▶ **What is needed**
Say how many lines contain the word "that". Only the number should be given.

▶ **Data supplied**
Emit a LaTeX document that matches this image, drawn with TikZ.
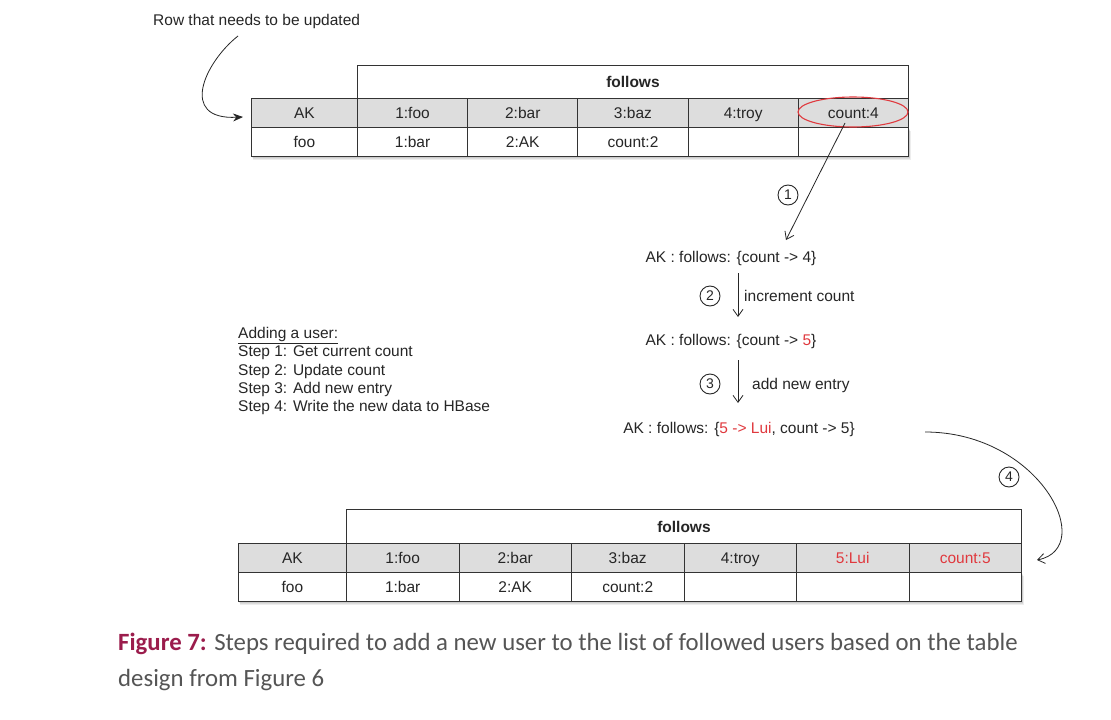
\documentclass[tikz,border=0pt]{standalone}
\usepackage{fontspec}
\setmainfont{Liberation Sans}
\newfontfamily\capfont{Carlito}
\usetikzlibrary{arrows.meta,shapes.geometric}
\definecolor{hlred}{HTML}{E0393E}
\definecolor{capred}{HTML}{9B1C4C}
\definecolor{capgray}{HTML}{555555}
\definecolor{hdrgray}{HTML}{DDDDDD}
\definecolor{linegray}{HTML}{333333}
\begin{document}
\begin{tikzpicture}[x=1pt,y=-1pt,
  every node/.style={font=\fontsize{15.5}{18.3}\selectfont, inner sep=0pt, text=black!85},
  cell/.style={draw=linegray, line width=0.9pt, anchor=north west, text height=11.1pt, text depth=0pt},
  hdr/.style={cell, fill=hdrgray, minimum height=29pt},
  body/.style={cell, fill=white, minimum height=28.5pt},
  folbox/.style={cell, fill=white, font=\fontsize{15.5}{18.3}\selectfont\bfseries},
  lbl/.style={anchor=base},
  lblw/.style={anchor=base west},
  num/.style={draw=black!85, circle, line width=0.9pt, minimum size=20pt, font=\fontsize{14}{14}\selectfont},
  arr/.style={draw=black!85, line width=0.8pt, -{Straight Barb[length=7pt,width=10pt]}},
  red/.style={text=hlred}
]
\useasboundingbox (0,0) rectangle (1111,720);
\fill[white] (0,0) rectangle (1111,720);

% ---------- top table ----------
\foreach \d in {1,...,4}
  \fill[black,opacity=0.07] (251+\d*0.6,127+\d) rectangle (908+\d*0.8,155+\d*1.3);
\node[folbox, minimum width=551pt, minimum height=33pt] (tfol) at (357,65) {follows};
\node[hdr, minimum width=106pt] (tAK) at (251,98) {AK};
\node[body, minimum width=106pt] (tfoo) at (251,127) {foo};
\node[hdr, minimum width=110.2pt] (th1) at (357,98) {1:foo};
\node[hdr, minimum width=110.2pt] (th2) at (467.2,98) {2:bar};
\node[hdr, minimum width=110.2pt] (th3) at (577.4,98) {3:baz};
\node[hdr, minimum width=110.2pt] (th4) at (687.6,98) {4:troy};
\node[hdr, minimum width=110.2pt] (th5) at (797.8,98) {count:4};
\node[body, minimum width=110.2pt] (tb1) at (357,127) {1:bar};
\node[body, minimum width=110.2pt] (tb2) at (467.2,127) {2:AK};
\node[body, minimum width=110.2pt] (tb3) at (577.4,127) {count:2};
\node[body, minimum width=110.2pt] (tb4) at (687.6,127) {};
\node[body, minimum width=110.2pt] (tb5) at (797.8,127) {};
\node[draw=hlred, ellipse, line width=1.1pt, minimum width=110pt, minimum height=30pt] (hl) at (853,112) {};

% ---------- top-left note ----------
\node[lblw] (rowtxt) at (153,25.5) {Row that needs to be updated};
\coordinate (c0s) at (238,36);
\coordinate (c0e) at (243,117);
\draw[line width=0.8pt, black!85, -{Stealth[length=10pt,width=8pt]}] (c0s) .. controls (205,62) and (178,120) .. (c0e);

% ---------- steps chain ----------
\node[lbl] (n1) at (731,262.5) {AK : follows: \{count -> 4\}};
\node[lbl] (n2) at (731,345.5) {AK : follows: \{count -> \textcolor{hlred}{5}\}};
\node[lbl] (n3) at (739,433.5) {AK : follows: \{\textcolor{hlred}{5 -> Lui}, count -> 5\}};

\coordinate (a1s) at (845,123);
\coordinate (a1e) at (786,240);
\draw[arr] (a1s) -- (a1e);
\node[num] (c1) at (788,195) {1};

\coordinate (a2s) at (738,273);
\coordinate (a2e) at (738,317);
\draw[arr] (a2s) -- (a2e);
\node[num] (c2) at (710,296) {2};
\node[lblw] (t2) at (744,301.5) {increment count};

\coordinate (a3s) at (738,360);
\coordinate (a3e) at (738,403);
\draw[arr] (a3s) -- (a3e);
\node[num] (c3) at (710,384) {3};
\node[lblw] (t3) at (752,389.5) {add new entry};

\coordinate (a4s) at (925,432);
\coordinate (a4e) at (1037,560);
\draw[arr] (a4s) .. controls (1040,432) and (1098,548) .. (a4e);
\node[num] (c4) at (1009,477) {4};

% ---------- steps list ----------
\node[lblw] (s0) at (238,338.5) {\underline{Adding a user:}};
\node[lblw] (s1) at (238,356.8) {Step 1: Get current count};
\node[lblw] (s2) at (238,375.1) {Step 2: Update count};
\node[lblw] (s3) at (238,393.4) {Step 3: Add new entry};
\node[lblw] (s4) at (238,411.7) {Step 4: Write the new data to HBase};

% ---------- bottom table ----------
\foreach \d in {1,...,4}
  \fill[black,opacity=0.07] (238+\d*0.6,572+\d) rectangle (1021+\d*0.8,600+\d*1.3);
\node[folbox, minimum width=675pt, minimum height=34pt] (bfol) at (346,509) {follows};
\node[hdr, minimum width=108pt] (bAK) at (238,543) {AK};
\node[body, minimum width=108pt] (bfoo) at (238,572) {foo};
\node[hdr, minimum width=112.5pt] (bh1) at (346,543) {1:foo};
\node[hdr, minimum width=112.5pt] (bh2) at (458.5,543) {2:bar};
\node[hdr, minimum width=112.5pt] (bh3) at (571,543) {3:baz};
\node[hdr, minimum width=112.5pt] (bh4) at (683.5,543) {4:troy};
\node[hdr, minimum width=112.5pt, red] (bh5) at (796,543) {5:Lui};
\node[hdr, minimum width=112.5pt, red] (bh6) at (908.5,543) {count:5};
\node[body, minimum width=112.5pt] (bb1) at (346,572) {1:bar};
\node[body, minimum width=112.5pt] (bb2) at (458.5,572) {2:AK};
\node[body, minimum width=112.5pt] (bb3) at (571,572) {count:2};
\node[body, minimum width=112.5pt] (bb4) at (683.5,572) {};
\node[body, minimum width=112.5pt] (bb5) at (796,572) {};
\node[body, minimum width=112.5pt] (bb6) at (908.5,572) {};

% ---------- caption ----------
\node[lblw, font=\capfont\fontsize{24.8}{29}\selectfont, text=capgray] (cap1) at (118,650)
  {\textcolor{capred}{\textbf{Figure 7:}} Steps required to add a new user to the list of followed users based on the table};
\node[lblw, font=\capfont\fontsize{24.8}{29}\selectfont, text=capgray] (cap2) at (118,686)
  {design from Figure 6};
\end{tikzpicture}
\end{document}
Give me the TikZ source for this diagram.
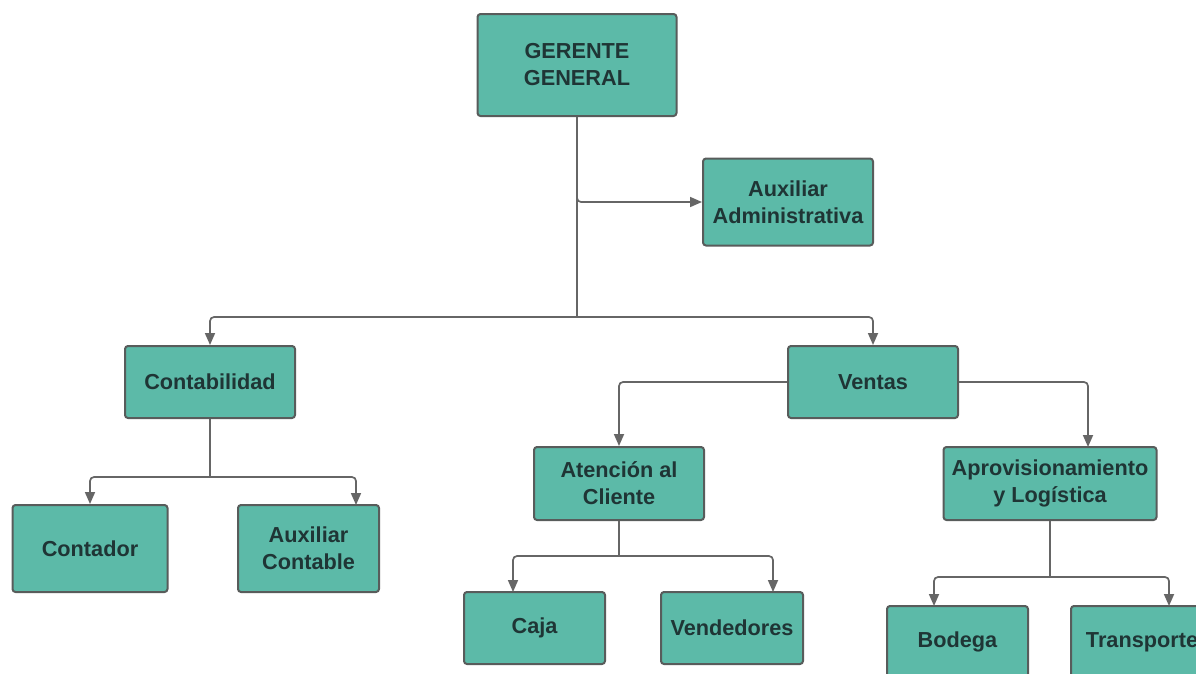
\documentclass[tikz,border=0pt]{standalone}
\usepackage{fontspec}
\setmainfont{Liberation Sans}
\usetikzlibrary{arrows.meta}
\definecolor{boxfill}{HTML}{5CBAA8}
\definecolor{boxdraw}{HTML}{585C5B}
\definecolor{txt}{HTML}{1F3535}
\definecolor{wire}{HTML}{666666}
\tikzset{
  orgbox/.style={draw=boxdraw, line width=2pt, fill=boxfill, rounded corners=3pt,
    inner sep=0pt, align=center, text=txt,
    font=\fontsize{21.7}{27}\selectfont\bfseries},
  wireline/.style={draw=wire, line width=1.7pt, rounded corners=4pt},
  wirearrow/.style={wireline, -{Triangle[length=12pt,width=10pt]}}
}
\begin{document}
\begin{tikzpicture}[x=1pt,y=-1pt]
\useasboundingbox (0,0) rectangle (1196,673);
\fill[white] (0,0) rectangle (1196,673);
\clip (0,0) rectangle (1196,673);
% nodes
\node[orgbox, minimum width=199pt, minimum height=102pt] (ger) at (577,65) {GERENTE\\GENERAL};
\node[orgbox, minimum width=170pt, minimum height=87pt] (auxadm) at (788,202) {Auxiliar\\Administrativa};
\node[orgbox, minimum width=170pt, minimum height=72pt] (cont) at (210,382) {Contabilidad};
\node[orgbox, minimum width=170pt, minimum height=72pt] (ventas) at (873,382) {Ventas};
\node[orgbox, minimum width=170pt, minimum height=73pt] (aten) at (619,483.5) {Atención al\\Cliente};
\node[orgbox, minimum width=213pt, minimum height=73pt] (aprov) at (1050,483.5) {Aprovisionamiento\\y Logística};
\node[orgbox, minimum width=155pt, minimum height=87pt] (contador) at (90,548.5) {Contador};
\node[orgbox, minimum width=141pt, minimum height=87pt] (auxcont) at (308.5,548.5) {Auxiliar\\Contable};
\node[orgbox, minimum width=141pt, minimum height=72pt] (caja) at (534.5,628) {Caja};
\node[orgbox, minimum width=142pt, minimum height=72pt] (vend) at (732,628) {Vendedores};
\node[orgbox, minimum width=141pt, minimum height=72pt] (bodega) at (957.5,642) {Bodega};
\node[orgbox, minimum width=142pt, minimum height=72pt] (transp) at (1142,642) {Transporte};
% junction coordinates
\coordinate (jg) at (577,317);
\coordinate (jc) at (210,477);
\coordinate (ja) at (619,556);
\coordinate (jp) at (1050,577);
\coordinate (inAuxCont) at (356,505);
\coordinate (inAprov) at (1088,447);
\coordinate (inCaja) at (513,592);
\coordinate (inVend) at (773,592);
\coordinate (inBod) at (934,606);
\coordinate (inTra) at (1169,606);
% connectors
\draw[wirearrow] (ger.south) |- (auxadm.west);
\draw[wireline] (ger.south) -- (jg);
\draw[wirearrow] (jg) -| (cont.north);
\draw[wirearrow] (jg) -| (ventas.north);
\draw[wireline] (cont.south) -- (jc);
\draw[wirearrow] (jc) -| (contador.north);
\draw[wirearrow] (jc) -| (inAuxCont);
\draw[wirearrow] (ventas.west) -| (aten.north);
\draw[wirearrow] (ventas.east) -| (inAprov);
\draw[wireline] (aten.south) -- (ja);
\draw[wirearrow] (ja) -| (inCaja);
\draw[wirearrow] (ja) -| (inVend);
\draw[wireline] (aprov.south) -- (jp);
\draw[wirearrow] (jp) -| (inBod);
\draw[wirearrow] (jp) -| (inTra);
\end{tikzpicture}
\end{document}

▶ **Solved exercise**
2